Ist eine solche Pose schlechter, weil die Darstellung nicht einzigartig ist? Kann das Foto kein Kunstwerk mehr werden, nur weil etwas Ähnliches bereits existiert hat?

Mit Kunst dekorieren

Werkstatt zur Restaurierung von Jugendstil
Jugendstil-Klingelschild in Barcelona

Als ich den Jugendstil studierte, fiel mir auf, dass hier das Handwerk gefeiert wurde. Eine ganze Epoche beschäftigte sich mit Dekoration, Ornamentik und Verschönerung. Man muss das nicht unbedingt mögen. Aber wir sind uns doch alle einig, dass verdammt viel Arbeit dahintersteckt, oder? Und der Zweck dieser Dekoration ist es, unser Alltagsleben schöner zu machen.
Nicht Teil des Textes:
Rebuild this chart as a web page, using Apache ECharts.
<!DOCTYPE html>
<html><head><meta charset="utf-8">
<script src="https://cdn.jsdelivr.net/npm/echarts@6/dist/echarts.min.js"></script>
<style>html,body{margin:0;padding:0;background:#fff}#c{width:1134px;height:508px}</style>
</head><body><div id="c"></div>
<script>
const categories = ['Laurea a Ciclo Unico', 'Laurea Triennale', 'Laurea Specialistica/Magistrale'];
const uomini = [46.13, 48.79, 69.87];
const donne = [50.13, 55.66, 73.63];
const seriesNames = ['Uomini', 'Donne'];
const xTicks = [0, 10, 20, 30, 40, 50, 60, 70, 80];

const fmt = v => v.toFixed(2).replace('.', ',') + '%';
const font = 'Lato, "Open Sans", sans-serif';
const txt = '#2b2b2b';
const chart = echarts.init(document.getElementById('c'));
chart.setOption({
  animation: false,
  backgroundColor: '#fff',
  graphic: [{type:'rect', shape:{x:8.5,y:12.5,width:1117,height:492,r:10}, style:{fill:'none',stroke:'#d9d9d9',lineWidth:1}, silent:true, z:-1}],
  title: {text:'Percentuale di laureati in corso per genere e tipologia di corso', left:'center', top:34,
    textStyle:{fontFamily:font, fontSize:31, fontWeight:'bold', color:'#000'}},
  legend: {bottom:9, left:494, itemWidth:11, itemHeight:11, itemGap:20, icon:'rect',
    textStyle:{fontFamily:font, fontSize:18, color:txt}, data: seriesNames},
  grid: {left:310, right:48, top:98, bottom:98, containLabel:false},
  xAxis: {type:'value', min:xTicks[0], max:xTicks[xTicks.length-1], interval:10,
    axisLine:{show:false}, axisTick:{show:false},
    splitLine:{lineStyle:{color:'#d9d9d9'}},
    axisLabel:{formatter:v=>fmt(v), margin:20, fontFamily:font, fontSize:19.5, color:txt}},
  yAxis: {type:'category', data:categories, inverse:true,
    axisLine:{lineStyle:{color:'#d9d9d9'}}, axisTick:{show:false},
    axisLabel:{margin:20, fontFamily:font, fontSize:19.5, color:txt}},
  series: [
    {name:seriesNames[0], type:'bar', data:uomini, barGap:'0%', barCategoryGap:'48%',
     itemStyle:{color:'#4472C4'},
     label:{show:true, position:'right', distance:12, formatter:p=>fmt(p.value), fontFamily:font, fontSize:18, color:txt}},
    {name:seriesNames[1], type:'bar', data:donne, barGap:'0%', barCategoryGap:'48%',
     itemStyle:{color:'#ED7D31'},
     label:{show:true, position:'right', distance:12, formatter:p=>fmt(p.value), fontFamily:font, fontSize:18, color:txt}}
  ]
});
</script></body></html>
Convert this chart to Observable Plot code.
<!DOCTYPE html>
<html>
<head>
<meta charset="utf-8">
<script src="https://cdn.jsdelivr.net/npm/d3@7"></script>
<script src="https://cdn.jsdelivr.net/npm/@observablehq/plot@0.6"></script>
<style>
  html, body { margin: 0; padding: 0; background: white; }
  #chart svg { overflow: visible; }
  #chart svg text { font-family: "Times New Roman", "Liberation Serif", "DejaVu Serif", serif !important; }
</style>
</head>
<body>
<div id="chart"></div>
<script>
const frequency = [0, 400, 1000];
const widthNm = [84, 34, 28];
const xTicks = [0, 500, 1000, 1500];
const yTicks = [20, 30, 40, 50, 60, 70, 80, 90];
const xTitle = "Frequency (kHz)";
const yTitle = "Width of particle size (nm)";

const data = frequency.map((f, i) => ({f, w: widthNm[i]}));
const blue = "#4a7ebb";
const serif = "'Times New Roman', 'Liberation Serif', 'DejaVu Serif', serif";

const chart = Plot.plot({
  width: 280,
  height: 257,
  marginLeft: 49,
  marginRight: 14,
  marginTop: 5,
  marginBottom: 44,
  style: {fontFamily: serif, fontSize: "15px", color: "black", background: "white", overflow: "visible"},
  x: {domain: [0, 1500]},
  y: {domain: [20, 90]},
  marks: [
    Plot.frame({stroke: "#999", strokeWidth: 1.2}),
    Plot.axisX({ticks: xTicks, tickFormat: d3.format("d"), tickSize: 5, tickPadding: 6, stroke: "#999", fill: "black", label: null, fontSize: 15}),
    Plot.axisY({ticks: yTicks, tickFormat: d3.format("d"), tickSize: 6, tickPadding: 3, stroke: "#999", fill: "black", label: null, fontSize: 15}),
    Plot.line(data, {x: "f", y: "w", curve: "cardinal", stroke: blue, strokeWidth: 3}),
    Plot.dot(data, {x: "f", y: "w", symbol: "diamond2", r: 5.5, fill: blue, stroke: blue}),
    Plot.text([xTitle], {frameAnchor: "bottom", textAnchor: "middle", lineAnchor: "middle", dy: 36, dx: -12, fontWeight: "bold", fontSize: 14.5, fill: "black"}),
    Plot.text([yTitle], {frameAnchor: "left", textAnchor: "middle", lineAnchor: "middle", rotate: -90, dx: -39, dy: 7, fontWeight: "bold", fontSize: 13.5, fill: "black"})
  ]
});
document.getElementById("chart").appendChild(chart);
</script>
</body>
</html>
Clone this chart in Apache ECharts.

Für mich bedeutet das, dass Dekoration kein abwertender Begriff sein sollte. Persönlich würde ich hinzufügen, dass Ästhetik von größter Bedeutung ist, wenn es um Kunst geht. Ich möchte ein Bild genießen und eine gewisse Bewunderung für das Schöne empfinden.

Nun könnte ich weiter über Anmut und Sinnlichkeit philosophieren, aber ich hatte versprochen, keine Doktorarbeit zu schreiben. Und während dieser Artikel vielleicht mehr Fragen aufwirft als er beantwortet, glaube ich, dass dies keine ganz unwichtigen Fragen sind, wenn man sich mit Fotografie und Kunst beschäftigt.